You should not care if the function was called by a jmp.
And it might also be a call to a dynamic library function (i.e. with the PLT for dynamic linking)
jmp has less overhead than call. jmp just jumps, call pushes some stuff on stack and jumps
I'm assuming that this is a tail call, meaning either the current function returns the result of the called function unmodified, or (for a function that returns void) returns immediately after the function call. In either case, it is not necessary to use call.
The call instruction performs two functions. First, it pushes the address of the instruction after the call onto the stack as a return address. Then it jumps to the destination of the call. ret pops the return address off of the stack and jumps to that location.
Since the calling function returns the result of the called function, there is no reason for operation to return to it after the called function returns. Therefore, whenever possible and if the optimization level permits it, GCC will destroy its stack frame before the function call, so that the top of the stack contains the return address for the function that called it, and then simply jump to the called function. The result is that, when the called function returns, it returns directly to the first function instead of the calling function.
You will never know, but one of the likely reasons is "cache" (among other reasons such as the already mentioned tail call optimization).
Inlining can make code faster and it can make code slower, because more code means less of it will be in the L1 cache at one time.

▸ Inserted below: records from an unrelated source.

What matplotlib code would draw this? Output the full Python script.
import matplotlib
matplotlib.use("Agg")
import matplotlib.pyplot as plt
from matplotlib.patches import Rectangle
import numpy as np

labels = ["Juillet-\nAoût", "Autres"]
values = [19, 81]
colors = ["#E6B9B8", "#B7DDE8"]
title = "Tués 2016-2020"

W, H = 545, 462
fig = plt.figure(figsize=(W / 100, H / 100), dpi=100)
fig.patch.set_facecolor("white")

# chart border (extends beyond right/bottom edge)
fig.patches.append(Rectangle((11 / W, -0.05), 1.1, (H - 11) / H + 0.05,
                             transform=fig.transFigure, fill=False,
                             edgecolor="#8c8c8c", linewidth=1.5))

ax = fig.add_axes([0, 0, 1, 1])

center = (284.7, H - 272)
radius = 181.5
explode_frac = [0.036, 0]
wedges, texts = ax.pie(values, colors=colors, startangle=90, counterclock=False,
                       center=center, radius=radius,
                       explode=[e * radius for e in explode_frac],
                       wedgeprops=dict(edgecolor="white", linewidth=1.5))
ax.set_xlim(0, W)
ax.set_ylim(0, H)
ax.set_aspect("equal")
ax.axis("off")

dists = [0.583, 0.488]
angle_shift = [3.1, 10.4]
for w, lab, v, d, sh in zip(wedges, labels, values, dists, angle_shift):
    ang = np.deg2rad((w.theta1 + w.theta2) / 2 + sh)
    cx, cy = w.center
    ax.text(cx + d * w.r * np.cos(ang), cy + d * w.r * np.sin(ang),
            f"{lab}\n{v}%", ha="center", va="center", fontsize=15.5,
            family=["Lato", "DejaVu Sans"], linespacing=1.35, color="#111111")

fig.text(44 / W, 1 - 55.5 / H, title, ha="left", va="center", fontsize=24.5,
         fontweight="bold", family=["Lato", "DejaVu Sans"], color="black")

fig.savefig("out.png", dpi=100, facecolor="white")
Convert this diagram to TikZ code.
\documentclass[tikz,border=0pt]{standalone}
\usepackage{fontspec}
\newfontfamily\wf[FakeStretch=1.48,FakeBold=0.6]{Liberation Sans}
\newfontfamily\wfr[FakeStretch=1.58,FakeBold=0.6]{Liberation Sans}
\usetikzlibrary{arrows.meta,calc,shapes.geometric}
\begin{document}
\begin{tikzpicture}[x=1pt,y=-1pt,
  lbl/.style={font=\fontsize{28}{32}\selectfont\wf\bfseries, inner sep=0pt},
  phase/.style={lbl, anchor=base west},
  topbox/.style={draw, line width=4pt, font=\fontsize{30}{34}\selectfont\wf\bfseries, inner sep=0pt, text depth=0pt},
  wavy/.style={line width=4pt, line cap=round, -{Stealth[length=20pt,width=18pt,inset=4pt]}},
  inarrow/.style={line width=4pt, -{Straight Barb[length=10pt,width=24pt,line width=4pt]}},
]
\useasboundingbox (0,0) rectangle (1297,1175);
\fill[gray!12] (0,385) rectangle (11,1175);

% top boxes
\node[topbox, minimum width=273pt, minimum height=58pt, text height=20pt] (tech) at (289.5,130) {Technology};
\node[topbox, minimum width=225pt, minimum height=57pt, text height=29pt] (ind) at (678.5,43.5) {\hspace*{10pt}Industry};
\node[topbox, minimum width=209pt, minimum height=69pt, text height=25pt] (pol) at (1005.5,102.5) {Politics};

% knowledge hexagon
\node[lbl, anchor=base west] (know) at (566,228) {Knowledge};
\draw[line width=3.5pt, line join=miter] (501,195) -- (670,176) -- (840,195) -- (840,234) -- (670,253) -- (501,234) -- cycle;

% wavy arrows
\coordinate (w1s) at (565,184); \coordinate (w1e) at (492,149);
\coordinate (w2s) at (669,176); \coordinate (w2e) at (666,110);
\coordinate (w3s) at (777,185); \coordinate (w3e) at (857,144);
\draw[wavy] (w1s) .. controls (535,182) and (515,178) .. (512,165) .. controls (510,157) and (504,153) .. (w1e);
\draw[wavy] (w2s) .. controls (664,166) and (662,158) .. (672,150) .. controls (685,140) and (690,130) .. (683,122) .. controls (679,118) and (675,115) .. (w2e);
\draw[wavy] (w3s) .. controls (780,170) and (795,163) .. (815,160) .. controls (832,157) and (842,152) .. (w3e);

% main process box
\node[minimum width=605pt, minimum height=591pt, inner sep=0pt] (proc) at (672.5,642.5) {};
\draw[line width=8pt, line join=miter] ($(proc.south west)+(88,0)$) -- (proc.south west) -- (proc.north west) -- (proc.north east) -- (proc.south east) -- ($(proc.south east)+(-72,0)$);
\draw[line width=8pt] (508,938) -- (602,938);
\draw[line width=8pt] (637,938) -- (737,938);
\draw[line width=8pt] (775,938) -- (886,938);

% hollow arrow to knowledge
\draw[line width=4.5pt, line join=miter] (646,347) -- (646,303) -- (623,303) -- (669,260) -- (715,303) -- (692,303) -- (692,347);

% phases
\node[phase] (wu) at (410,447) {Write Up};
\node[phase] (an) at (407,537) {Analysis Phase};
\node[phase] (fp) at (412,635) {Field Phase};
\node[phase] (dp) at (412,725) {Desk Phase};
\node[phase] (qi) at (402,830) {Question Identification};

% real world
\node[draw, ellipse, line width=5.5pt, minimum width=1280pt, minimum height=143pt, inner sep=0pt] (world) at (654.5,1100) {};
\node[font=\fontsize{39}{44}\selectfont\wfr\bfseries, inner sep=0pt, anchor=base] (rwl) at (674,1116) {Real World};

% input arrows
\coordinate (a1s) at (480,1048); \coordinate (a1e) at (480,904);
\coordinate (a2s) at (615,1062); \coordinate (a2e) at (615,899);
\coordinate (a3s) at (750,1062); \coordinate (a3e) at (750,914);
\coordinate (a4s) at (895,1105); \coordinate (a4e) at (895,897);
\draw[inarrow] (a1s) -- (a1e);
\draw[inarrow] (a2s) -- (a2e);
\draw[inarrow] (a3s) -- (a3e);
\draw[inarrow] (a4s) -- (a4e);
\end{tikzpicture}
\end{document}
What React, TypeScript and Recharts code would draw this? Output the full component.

A JMP allows the compiler to reuse the same piece of code at little or no cost at all. Modern processors are deeply pipelined, and pipelines go over a JMP without problems (there is no possibility of a misprediction here!).
In the average case, it will cost as little as 1-2 cycles, in the best cases zero cycles, because the CPU would have to wait on a previous instruction to retire anyway. This obviously depends totally on the respective, individual code.
The compiler could in principle even do that with several functions that have common parts.